Il fallimento della spedizione nel Cilento di Carlo Pisacane convince altri democratici e repubblicani a prestare attenzione alla linea realistica di Garibaldi di fare la Rivoluzione attraverso la casa regnante sabauda. Per il momento a Mazzini politico si può “cantare il requiem aeternam”.
Il terzo capitolo del libro approfondisce il contributo del Generale alla realizzazione del progetto unitario, dalla spedizione dei Mille all’invasione degli Stati della Chiesa. Della spedizione in Sicilia, punto debole del regno borbonico, si occupa l’esule Francesco Crispi. Infatti in Sicilia, era presente una certa aspirazione autonomistica e poi c’era un’aristocrazia liberaleggiante.
Nel frattempo la Società Nazionale si occupa dei finanziamenti — fondi consistenti giungono da New York e da ambienti massonici —, del reclutamento e delle armi: ben ventuno spedizioni porteranno in Sicilia quindicimila uomini e undicimila fucili, a bordo di navi battenti bandiera statunitense e protette a distanza dalle unità dell’ammiraglio Carlo Pellion conte di Persano (1806-1883).
Il 5 maggio 1860 Garibaldi salpa da Quarto e sei giorni dopo sbarca a Marsala.
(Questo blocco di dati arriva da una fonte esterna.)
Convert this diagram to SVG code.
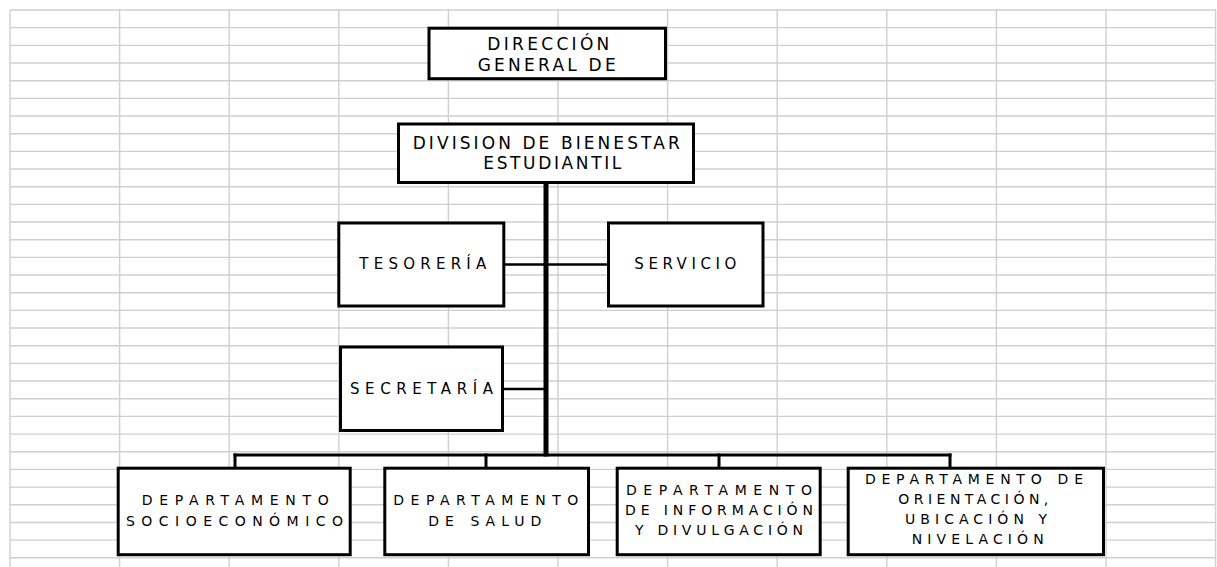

L’azione militare è favorita anche dal tradimento di alcuni alti ufficiali borbonici, allettati da promesse di avanzamento di carriera fatte loro dagli agenti sardi. A Calatafimi Garibaldi è vittorioso a causa dell’imperizia del generale Francesco Landi (1792-1861), già cospiratore carbonaro, mentre il generale Ferdinando Lanza (1785-1865), comandante delle forze borboniche nell’isola, pur in posizione di forza, tratta la resa con Garibaldi, trascurando le difficoltà in cui questi si dibatte: la chiamata alle armi dei siciliani fallisce; nelle campagne regna il caos e si registrano l’occupazione di terre e una lunga serie di violenze, fra cui il massacro di Bronte, compiuto da Gerolamo “Nino” Bixio (1821-1873) per salvare i possedimenti inglesi della Ducea di Bronte.
Mi fermo, al prossimo intervento.
S. Teresa di Riva ME, 18 agosto 2013 – S. Elena imperatrice.